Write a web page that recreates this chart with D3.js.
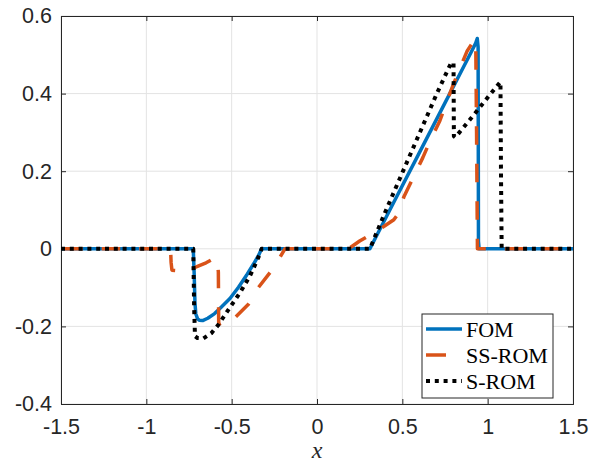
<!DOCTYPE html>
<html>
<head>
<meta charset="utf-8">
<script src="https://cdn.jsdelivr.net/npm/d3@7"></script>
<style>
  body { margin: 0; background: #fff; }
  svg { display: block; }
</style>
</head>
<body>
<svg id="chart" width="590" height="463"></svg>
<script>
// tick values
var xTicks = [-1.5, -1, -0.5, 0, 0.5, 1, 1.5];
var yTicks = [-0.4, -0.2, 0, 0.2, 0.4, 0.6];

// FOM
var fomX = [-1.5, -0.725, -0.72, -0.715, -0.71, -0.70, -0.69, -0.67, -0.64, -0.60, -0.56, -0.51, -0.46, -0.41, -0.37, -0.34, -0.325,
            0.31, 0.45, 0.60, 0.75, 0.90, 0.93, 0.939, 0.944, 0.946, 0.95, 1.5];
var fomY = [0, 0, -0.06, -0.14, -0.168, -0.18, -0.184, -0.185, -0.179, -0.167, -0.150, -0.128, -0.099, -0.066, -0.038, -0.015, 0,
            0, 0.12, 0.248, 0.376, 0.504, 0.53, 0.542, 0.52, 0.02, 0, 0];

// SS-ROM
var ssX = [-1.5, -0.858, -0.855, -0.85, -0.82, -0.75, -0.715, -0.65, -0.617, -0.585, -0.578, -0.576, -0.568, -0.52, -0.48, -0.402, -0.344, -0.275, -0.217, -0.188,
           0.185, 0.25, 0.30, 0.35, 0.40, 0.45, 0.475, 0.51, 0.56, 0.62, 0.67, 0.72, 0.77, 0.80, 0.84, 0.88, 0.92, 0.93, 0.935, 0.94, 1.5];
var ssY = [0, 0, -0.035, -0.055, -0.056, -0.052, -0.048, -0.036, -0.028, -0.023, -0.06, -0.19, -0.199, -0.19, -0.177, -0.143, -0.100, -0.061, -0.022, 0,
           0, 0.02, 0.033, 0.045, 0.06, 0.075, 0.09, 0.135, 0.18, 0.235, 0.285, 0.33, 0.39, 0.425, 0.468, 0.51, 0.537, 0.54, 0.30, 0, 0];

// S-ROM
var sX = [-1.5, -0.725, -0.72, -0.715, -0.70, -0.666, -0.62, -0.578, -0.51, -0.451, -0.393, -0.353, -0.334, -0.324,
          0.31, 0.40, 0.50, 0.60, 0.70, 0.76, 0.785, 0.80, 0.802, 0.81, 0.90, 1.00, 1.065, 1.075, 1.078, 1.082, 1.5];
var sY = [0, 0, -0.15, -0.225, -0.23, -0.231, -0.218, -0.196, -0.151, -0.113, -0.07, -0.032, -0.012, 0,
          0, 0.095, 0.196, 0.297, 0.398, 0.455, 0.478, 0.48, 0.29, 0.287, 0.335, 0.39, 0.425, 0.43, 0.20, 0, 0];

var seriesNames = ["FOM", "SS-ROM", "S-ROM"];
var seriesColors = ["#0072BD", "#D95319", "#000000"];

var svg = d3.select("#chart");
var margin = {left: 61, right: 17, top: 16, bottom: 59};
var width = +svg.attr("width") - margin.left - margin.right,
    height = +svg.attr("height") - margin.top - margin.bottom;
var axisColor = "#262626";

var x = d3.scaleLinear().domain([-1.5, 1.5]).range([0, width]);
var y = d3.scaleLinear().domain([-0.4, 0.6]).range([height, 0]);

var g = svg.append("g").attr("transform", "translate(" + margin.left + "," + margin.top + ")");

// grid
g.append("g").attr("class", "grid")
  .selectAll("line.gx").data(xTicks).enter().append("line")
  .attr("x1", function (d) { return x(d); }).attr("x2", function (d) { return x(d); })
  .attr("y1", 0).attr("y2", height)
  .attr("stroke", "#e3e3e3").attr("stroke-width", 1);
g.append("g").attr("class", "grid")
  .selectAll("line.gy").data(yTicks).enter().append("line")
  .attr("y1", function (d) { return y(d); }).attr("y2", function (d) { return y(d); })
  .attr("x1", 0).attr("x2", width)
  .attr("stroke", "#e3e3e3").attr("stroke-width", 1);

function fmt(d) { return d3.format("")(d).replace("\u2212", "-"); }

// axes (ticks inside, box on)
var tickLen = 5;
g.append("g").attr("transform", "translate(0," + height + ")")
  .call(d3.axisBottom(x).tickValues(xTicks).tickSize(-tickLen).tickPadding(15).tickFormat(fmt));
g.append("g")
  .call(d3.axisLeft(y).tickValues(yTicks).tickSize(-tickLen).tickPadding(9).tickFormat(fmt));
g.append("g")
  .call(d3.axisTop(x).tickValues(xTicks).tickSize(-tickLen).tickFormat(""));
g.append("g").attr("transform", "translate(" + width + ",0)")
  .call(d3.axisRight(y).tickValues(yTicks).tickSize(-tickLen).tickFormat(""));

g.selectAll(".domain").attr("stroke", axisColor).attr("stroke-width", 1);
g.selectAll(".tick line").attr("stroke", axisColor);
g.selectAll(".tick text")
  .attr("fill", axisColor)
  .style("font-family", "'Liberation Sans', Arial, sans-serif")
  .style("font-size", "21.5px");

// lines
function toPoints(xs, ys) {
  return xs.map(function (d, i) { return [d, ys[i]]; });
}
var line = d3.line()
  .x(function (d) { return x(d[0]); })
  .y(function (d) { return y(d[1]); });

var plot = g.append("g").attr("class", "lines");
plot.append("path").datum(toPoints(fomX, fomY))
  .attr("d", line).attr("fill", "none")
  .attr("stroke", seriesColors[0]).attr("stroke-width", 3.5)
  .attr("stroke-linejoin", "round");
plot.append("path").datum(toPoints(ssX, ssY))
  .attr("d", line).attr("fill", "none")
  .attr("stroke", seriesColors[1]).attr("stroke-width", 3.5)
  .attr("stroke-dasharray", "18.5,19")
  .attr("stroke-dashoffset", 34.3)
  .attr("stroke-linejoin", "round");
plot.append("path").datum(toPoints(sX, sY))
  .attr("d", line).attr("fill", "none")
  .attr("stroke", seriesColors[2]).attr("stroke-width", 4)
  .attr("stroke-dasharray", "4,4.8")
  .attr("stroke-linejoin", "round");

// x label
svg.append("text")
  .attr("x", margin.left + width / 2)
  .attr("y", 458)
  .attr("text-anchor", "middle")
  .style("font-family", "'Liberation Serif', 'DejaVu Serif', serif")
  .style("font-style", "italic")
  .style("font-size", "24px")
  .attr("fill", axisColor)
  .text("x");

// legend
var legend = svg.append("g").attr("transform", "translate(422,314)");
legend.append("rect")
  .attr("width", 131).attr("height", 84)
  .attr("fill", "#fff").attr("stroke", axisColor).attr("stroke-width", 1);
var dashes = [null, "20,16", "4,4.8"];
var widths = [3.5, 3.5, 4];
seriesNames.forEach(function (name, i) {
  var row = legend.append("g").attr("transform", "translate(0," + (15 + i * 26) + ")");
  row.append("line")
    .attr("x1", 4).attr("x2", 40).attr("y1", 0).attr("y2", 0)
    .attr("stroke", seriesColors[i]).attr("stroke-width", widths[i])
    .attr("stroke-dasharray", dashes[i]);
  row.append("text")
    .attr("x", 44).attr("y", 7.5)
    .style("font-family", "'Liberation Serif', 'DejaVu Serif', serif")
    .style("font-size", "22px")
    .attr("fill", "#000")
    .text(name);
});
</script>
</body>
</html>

----------

Given problem: Give all the lines above again, character for character, without pictures.

The response:
Write a web page that recreates this chart with D3.js.
<!DOCTYPE html>
<html>
<head>
<meta charset="utf-8">
<script src="https://cdn.jsdelivr.net/npm/d3@7"></script>
<style>
  body { margin: 0; background: #fff; }
  svg { display: block; }
</style>
</head>
<body>
<svg id="chart" width="590" height="463"></svg>
<script>
// tick values
var xTicks = [-1.5, -1, -0.5, 0, 0.5, 1, 1.5];
var yTicks = [-0.4, -0.2, 0, 0.2, 0.4, 0.6];

// FOM
var fomX = [-1.5, -0.725, -0.72, -0.715, -0.71, -0.70, -0.69, -0.67, -0.64, -0.60, -0.56, -0.51, -0.46, -0.41, -0.37, -0.34, -0.325,
            0.31, 0.45, 0.60, 0.75, 0.90, 0.93, 0.939, 0.944, 0.946, 0.95, 1.5];
var fomY = [0, 0, -0.06, -0.14, -0.168, -0.18, -0.184, -0.185, -0.179, -0.167, -0.150, -0.128, -0.099, -0.066, -0.038, -0.015, 0,
            0, 0.12, 0.248, 0.376, 0.504, 0.53, 0.542, 0.52, 0.02, 0, 0];

// SS-ROM
var ssX = [-1.5, -0.858, -0.855, -0.85, -0.82, -0.75, -0.715, -0.65, -0.617, -0.585, -0.578, -0.576, -0.568, -0.52, -0.48, -0.402, -0.344, -0.275, -0.217, -0.188,
           0.185, 0.25, 0.30, 0.35, 0.40, 0.45, 0.475, 0.51, 0.56, 0.62, 0.67, 0.72, 0.77, 0.80, 0.84, 0.88, 0.92, 0.93, 0.935, 0.94, 1.5];
var ssY = [0, 0, -0.035, -0.055, -0.056, -0.052, -0.048, -0.036, -0.028, -0.023, -0.06, -0.19, -0.199, -0.19, -0.177, -0.143, -0.100, -0.061, -0.022, 0,
           0, 0.02, 0.033, 0.045, 0.06, 0.075, 0.09, 0.135, 0.18, 0.235, 0.285, 0.33, 0.39, 0.425, 0.468, 0.51, 0.537, 0.54, 0.30, 0, 0];

// S-ROM
var sX = [-1.5, -0.725, -0.72, -0.715, -0.70, -0.666, -0.62, -0.578, -0.51, -0.451, -0.393, -0.353, -0.334, -0.324,
          0.31, 0.40, 0.50, 0.60, 0.70, 0.76, 0.785, 0.80, 0.802, 0.81, 0.90, 1.00, 1.065, 1.075, 1.078, 1.082, 1.5];
var sY = [0, 0, -0.15, -0.225, -0.23, -0.231, -0.218, -0.196, -0.151, -0.113, -0.07, -0.032, -0.012, 0,
          0, 0.095, 0.196, 0.297, 0.398, 0.455, 0.478, 0.48, 0.29, 0.287, 0.335, 0.39, 0.425, 0.43, 0.20, 0, 0];

var seriesNames = ["FOM", "SS-ROM", "S-ROM"];
var seriesColors = ["#0072BD", "#D95319", "#000000"];

var svg = d3.select("#chart");
var margin = {left: 61, right: 17, top: 16, bottom: 59};
var width = +svg.attr("width") - margin.left - margin.right,
    height = +svg.attr("height") - margin.top - margin.bottom;
var axisColor = "#262626";

var x = d3.scaleLinear().domain([-1.5, 1.5]).range([0, width]);
var y = d3.scaleLinear().domain([-0.4, 0.6]).range([height, 0]);

var g = svg.append("g").attr("transform", "translate(" + margin.left + "," + margin.top + ")");

// grid
g.append("g").attr("class", "grid")
  .selectAll("line.gx").data(xTicks).enter().append("line")
  .attr("x1", function (d) { return x(d); }).attr("x2", function (d) { return x(d); })
  .attr("y1", 0).attr("y2", height)
  .attr("stroke", "#e3e3e3").attr("stroke-width", 1);
g.append("g").attr("class", "grid")
  .selectAll("line.gy").data(yTicks).enter().append("line")
  .attr("y1", function (d) { return y(d); }).attr("y2", function (d) { return y(d); })
  .attr("x1", 0).attr("x2", width)
  .attr("stroke", "#e3e3e3").attr("stroke-width", 1);

function fmt(d) { return d3.format("")(d).replace("\u2212", "-"); }

// axes (ticks inside, box on)
var tickLen = 5;
g.append("g").attr("transform", "translate(0," + height + ")")
  .call(d3.axisBottom(x).tickValues(xTicks).tickSize(-tickLen).tickPadding(15).tickFormat(fmt));
g.append("g")
  .call(d3.axisLeft(y).tickValues(yTicks).tickSize(-tickLen).tickPadding(9).tickFormat(fmt));
g.append("g")
  .call(d3.axisTop(x).tickValues(xTicks).tickSize(-tickLen).tickFormat(""));
g.append("g").attr("transform", "translate(" + width + ",0)")
  .call(d3.axisRight(y).tickValues(yTicks).tickSize(-tickLen).tickFormat(""));

g.selectAll(".domain").attr("stroke", axisColor).attr("stroke-width", 1);
g.selectAll(".tick line").attr("stroke", axisColor);
g.selectAll(".tick text")
  .attr("fill", axisColor)
  .style("font-family", "'Liberation Sans', Arial, sans-serif")
  .style("font-size", "21.5px");

// lines
function toPoints(xs, ys) {
  return xs.map(function (d, i) { return [d, ys[i]]; });
}
var line = d3.line()
  .x(function (d) { return x(d[0]); })
  .y(function (d) { return y(d[1]); });

var plot = g.append("g").attr("class", "lines");
plot.append("path").datum(toPoints(fomX, fomY))
  .attr("d", line).attr("fill", "none")
  .attr("stroke", seriesColors[0]).attr("stroke-width", 3.5)
  .attr("stroke-linejoin", "round");
plot.append("path").datum(toPoints(ssX, ssY))
  .attr("d", line).attr("fill", "none")
  .attr("stroke", seriesColors[1]).attr("stroke-width", 3.5)
  .attr("stroke-dasharray", "18.5,19")
  .attr("stroke-dashoffset", 34.3)
  .attr("stroke-linejoin", "round");
plot.append("path").datum(toPoints(sX, sY))
  .attr("d", line).attr("fill", "none")
  .attr("stroke", seriesColors[2]).attr("stroke-width", 4)
  .attr("stroke-dasharray", "4,4.8")
  .attr("stroke-linejoin", "round");

// x label
svg.append("text")
  .attr("x", margin.left + width / 2)
  .attr("y", 458)
  .attr("text-anchor", "middle")
  .style("font-family", "'Liberation Serif', 'DejaVu Serif', serif")
  .style("font-style", "italic")
  .style("font-size", "24px")
  .attr("fill", axisColor)
  .text("x");

// legend
var legend = svg.append("g").attr("transform", "translate(422,314)");
legend.append("rect")
  .attr("width", 131).attr("height", 84)
  .attr("fill", "#fff").attr("stroke", axisColor).attr("stroke-width", 1);
var dashes = [null, "20,16", "4,4.8"];
var widths = [3.5, 3.5, 4];
seriesNames.forEach(function (name, i) {
  var row = legend.append("g").attr("transform", "translate(0," + (15 + i * 26) + ")");
  row.append("line")
    .attr("x1", 4).attr("x2", 40).attr("y1", 0).attr("y2", 0)
    .attr("stroke", seriesColors[i]).attr("stroke-width", widths[i])
    .attr("stroke-dasharray", dashes[i]);
  row.append("text")
    .attr("x", 44).attr("y", 7.5)
    .style("font-family", "'Liberation Serif', 'DejaVu Serif', serif")
    .style("font-size", "22px")
    .attr("fill", "#000")
    .text(name);
});
</script>
</body>
</html>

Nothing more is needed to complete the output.